6 Straightforward Ways Libraries Can Supercharge Your New Year’s Resolutions
An approaching new year can be a stressful time. Only a few days after the joyful crush of the holidays it’s time to reflect on the past year and yes, create meaningful resolutions for the year ahead. It’s a tall order to be sure. Luckily for all of us, libraries are there to help! Here are some straightforward (and maybe unexpected) ways libraries can not only inspire, but also play a strong role in, facilitating a new year that enriches you and those around you:
sign the petition to vote for libraries!
Study after study has shown that health and happiness are directly connected with a person’s social connectedness within their community. That’s why people who volunteer for their church, senior center, school, hospital, or library tend to be so much more fulfilled in their lives. You might not be aware, but there are many ways to volunteer in and around the library. Maybe you know of an elderly or sick neighbor who has transportation issues — why not drive them to a concert at the library? Or pop by the library and pick up an audiobook or large print book for them? It’s so simple, but it can really mean the world to someone.

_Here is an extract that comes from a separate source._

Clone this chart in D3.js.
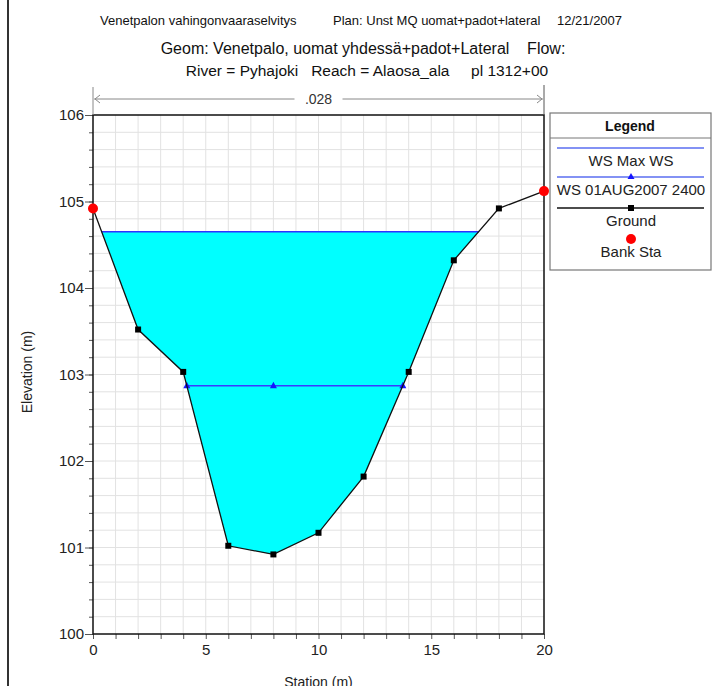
<!DOCTYPE html>
<html>
<head>
<meta charset="utf-8">
<script src="https://cdn.jsdelivr.net/npm/d3@7"></script>
<style>
body { margin: 0; background: #fff; }
svg { font-family: "Liberation Sans", Arial, sans-serif; display: block; }
text { white-space: pre; }
</style>
</head>
<body>
<div id="chart"></div>
<script>
(function() {

// data
var stations = [0, 2, 4, 6, 8, 10, 12, 14, 16, 18, 20];
var ground = [104.92, 103.52, 103.03, 101.02, 100.92, 101.17, 101.82, 103.03, 104.32, 104.92, 105.12];
var wsMax = 104.65;
var wsAug = 102.87;
var wsAugMarkers = [4.16, 8, 13.74];
var bankSta = [0, 20];
var manningN = [{from: 0, to: 20, n: ".028"}];
var xTicks = [0, 5, 10, 15, 20];
var yTicks = [100, 101, 102, 103, 104, 105, 106];
var titleParts = ["Venetpalon vahingonvaaraselvitys", "Plan: Unst MQ uomat+padot+lateral", "12/21/2007"];
var titles = [
  "Geom: Venetpalo, uomat yhdessä+padot+Lateral    Flow:",
  "River = Pyhajoki   Reach = Alaosa_ala     pl 1312+00"
];
var legendItems = ["WS Max WS", "WS 01AUG2007 2400", "Ground", "Bank Sta"];

var margin = {top: 115, right: 172, bottom: 52, left: 93},
    width = 716 - margin.left - margin.right,
    height = 686 - margin.top - margin.bottom;

var x = d3.scaleLinear().domain([0, 20]).range([0, width]);
var y = d3.scaleLinear().domain([100, 106]).range([height, 0]);

var root = d3.select("#chart").append("svg")
    .attr("width", 716)
    .attr("height", 686);

// page frame line on the left
root.append("line")
  .attr("x1", 8).attr("x2", 8).attr("y1", 0).attr("y2", 686)
  .style("stroke", "#333").style("stroke-width", 2);

// titles
var partX = [100, 333, 557];
titleParts.forEach(function(t, i) {
  root.append("text").attr("x", partX[i]).attr("y", 25)
    .style("font-size", "13px").style("fill", "#111").text(t);
});
root.append("text").attr("x", 363).attr("y", 54).attr("text-anchor", "middle")
  .style("font-size", "16px").style("fill", "#111").text(titles[0]);
root.append("text").attr("x", 367).attr("y", 76).attr("text-anchor", "middle")
  .style("font-size", "15.5px").style("fill", "#111").text(titles[1]);

var svg = root.append("g")
    .attr("transform", "translate(" + margin.left + "," + margin.top + ")");

// grid
svg.append("g").selectAll("line")
  .data(d3.range(1, 20))
  .enter().append("line")
    .attr("x1", function(d) { return x(d); })
    .attr("x2", function(d) { return x(d); })
    .attr("y1", 0).attr("y2", height)
    .style("stroke", "#e2e2e2").style("stroke-width", 1);

svg.append("g").selectAll("line")
  .data(d3.range(1, 30).map(function(i) { return 100 + i * 0.2; }))
  .enter().append("line")
    .attr("x1", 0).attr("x2", width)
    .attr("y1", function(d) { return y(d); })
    .attr("y2", function(d) { return y(d); })
    .style("stroke", "#e2e2e2").style("stroke-width", 1);

// water fill below WS Max, clipped by ground
function crossings(level) {
  var pts = [];
  for (var i = 0; i < stations.length - 1; i++) {
    var g0 = ground[i], g1 = ground[i + 1];
    if ((g0 - level) * (g1 - level) < 0) {
      pts.push(stations[i] + (level - g0) / (g1 - g0) * (stations[i + 1] - stations[i]));
    }
  }
  return pts;
}

var cx = crossings(wsMax);
var poly = [[cx[0], wsMax]];
stations.forEach(function(s, i) {
  if (s > cx[0] && s < cx[cx.length - 1]) poly.push([s, ground[i]]);
});
poly.push([cx[cx.length - 1], wsMax]);

svg.append("path")
  .datum(poly)
  .attr("d", d3.line().x(function(d) { return x(d[0]); }).y(function(d) { return y(d[1]); }))
  .style("fill", "#00ffff")
  .style("stroke", "none");

// WS Max line
svg.append("line")
  .attr("x1", x(cx[0])).attr("x2", x(cx[cx.length - 1]))
  .attr("y1", y(wsMax)).attr("y2", y(wsMax))
  .style("stroke", "#3030ff").style("stroke-width", 1.5);

// WS 01AUG line
svg.append("line")
  .attr("x1", x(wsAugMarkers[0])).attr("x2", x(wsAugMarkers[wsAugMarkers.length - 1]))
  .attr("y1", y(wsAug)).attr("y2", y(wsAug))
  .style("stroke", "#3a3aff").style("stroke-width", 1.5);

svg.selectAll(".tri")
  .data(wsAugMarkers)
  .enter().append("path")
    .attr("class", "tri")
    .attr("transform", function(d) { return "translate(" + x(d) + "," + y(wsAug) + ")"; })
    .attr("d", "M0,-4L3.5,2.5L-3.5,2.5Z")
    .style("fill", "#1515ff");

// ground
svg.append("path")
  .datum(stations.map(function(s, i) { return [s, ground[i]]; }))
  .attr("d", d3.line().x(function(d) { return x(d[0]); }).y(function(d) { return y(d[1]); }))
  .style("fill", "none")
  .style("stroke", "#111")
  .style("stroke-width", 1.3);

svg.selectAll(".sq")
  .data(stations.map(function(s, i) { return [s, ground[i]]; }))
  .enter().append("rect")
    .attr("class", "sq")
    .attr("x", function(d) { return x(d[0]) - 3; })
    .attr("y", function(d) { return y(d[1]) - 3; })
    .attr("width", 6).attr("height", 6)
    .style("fill", "#000");

// axes
var xAxis = svg.append("g")
  .attr("transform", "translate(0," + height + ")")
  .call(d3.axisBottom(x).tickValues(d3.range(0, 21)).tickSize(5).tickFormat(""));
xAxis.selectAll(".domain").remove();
xAxis.selectAll("line").style("stroke", "#555");
svg.append("g")
  .attr("transform", "translate(0," + height + ")")
  .call(d3.axisBottom(x).tickValues(xTicks).tickSize(0).tickPadding(10))
  .call(function(g) {
    g.selectAll(".domain").remove();
    g.selectAll("text").style("font-size", "15px").style("fill", "#222")
      .style("font-family", "Liberation Sans, Arial, sans-serif");
  });

var yAxis = svg.append("g")
  .call(d3.axisLeft(y).tickValues(d3.range(0, 31).map(function(i) { return 100 + i * 0.2; }))
    .tickSize(4).tickFormat(""));
yAxis.selectAll(".domain").remove();
yAxis.selectAll("line").style("stroke", "#555");
svg.append("g")
  .call(d3.axisLeft(y).tickValues(yTicks).tickSize(8).tickPadding(1).tickFormat(d3.format("d")))
  .call(function(g) {
    g.selectAll(".domain").remove();
    g.selectAll("line").style("stroke", "#555");
    g.selectAll("text").style("font-size", "15px").style("fill", "#222")
      .style("font-family", "Liberation Sans, Arial, sans-serif");
  });

// plot border
svg.append("rect")
  .attr("width", width).attr("height", height)
  .style("fill", "none").style("stroke", "#111").style("stroke-width", 1.5);

// bank stations
svg.selectAll(".bank")
  .data(bankSta)
  .enter().append("circle")
    .attr("class", "bank")
    .attr("cx", function(d) { return x(d); })
    .attr("cy", function(d) { return y(ground[stations.indexOf(d)]); })
    .attr("r", 5)
    .style("fill", "#ff0000");

// manning n arrows
manningN.forEach(function(m) {
  var x0 = x(m.from), x1 = x(m.to), yy = -16, mid = (x0 + x1) / 2;
  var g = svg.append("g").style("stroke", "#888").style("fill", "none");
  g.append("line").attr("x1", x0).attr("x2", x0).attr("y1", -28).attr("y2", 0);
  g.append("line").attr("x1", x1).attr("x2", x1).attr("y1", -30).attr("y2", 0).style("stroke", "#555");
  g.append("line").attr("x1", x0 + 1).attr("x2", mid - 24).attr("y1", yy).attr("y2", yy);
  g.append("line").attr("x1", mid + 24).attr("x2", x1 - 1).attr("y1", yy).attr("y2", yy);
  g.append("path").attr("d", "M" + (x0 + 7) + "," + (yy - 4) + "L" + (x0 + 2) + "," + yy + "L" + (x0 + 7) + "," + (yy + 4));
  g.append("path").attr("d", "M" + (x1 - 7) + "," + (yy - 4) + "L" + (x1 - 2) + "," + yy + "L" + (x1 - 7) + "," + (yy + 4));
  svg.append("text").attr("x", mid).attr("y", yy + 5).attr("text-anchor", "middle")
    .style("font-size", "14px").style("fill", "#333").text(m.n);
});

// axis titles
svg.append("text")
  .attr("x", width / 2).attr("y", height + 53)
  .attr("text-anchor", "middle")
  .style("font-size", "14px").style("fill", "#222")
  .text("Station (m)");

svg.append("text")
  .attr("transform", "translate(-61," + (372 - margin.top) + ") rotate(-90)")
  .attr("text-anchor", "middle")
  .style("font-size", "14px").style("fill", "#222")
  .text("Elevation (m)");

// legend
var lg = root.append("g").attr("transform", "translate(550,113)");
lg.append("rect").attr("width", 161).attr("height", 157)
  .style("fill", "#fff").style("stroke", "#777").style("stroke-width", 1.2);
lg.append("line").attr("x1", 0).attr("x2", 161).attr("y1", 25).attr("y2", 25)
  .style("stroke", "#777");
lg.append("text").attr("x", 80).attr("y", 18).attr("text-anchor", "middle")
  .style("font-size", "14px").style("font-weight", "bold").style("fill", "#111").text("Legend");

var rowY = [35, 64, 95, 126];
legendItems.forEach(function(name, i) {
  var ly = rowY[i];
  if (i === 0) {
    lg.append("line").attr("x1", 7).attr("x2", 154).attr("y1", ly).attr("y2", ly)
      .style("stroke", "#5a6ef0").style("stroke-width", 1.5);
  } else if (i === 1) {
    lg.append("line").attr("x1", 7).attr("x2", 154).attr("y1", ly).attr("y2", ly)
      .style("stroke", "#5a6ef0").style("stroke-width", 1.5);
    lg.append("path").attr("transform", "translate(81," + ly + ")")
      .attr("d", "M0,-4L3.5,2L-3.5,2Z").style("fill", "#1515ff");
  } else if (i === 2) {
    lg.append("line").attr("x1", 7).attr("x2", 154).attr("y1", ly).attr("y2", ly)
      .style("stroke", "#111").style("stroke-width", 1.3);
    lg.append("rect").attr("x", 78).attr("y", ly - 3).attr("width", 6).attr("height", 6)
      .style("fill", "#000");
  } else {
    lg.append("circle").attr("cx", 81).attr("cy", ly).attr("r", 5).style("fill", "#ff0000");
  }
  lg.append("text").attr("x", 81).attr("y", ly + 18).attr("text-anchor", "middle")
    .style("font-size", "15px").style("fill", "#222").text(name);
});

})()
</script>
</body>
</html>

Now, if you have a strong back, many Friends of the Library groups have regular used book sales to fund-raise for their favorite place. Part of putting on those book sales is bringing loads of books to a central location and from my experience, I know that there’s always a need for volunteers to lug boxes around — it’s certainly not glamorous, but it’s a relatively small commitment (a few hours a two or three times a year) that translates to library programs and purchases that help the whole community!
Make some friends
Making good friends can be tough whether you’re new to a place or a long-time resident. Libraries do some of the work for you by hosting clubs and meetups focusing on a variety of interests! Not to mention that for new parents, one of the encouraged outcomes of storytime is interaction between kids and their parents. Check out your local library’s schedule and you may be surprised by the friend-making opportunities you’ll find. That said, if you don’t see a group that shares your interests, talk to the library staff about starting one! If it’s a general-enough topic many libraries will be happy to give you meeting or study room space to grow, say, a photography club or a meetup to do citizen science. Naturally, you can also just volunteer at the library (see above) and you’ll be sure to meet new people who share a positive attitude about public service.
Become more mindful
I’ve written about this a few times before, but I feel it bears repeating many times over. Making meaningful connections with works of conceptual invention like books, art, and thoughtful films, as well as nature, and your inner environment are keys to well-being in a frenetic world. Libraries and parks are, in many ways, the symbols of slow info in communities; they encourage mindfulness and depth more than any other place you could go. If you found yourself feeling overwhelmed constantly this past year, perhaps a weekly trip to the library with the uncomplicated intention of just existing there for a little while, with no pressure to accomplish anything, will figuratively and literally give you some space to breath.
Learn something new
Is this the year you’re going to master Spanish, become a Python-coding pro, or expand your ideas on a difficult social issue? You know that the library has free online and in-person resources to help you along, right? Really and truly, save the hundreds of dollars you’d spend on language learning programs or, for example, Lynda.com (which I love, btw) — or rather, don’t double-pay for them. Many libraries already purchase these services with the tax dollars you generously pay every year. The myriad top-notch learning resources offered through libraries are a big reason that libraries are a smart investment. It also means you don’t have to scour the world for high-quality curriculum on your subject of choice. Your friendly neighborhood librarians have already done that for you! All that’s left for you is to do the learning.
Start a healthy habit
Healthy habits are physical and mental routines that contribute to overall well-being, and they are a touchstone of a person’s wisdom. How do you develop those habits at the library, you may ask? Spend some time researching library databases for peer-reviewed articles about what really contributes to well-being, minus the fluff and sponsored content you often find on the open web. More to the point, many libraries offer regular classes for gentle physical activity like yoga, Tai Chi, Qigong, and more. More details about the trajectory towards healthful activities in libraries can be with noteworthy projects like Let’s Move in Libraries initiative. Healthy habits needn’t include expensive gym memberships or high-pressure diets — the options at libraries are proof of that.
My hope is that by perusing these ways in which libraries can aid your new years resolutions, you’ve been inspired to create some beautiful resolutions that will improve your life in the coming year. May your new year be filled with health, happiness, and many memorable library experiences!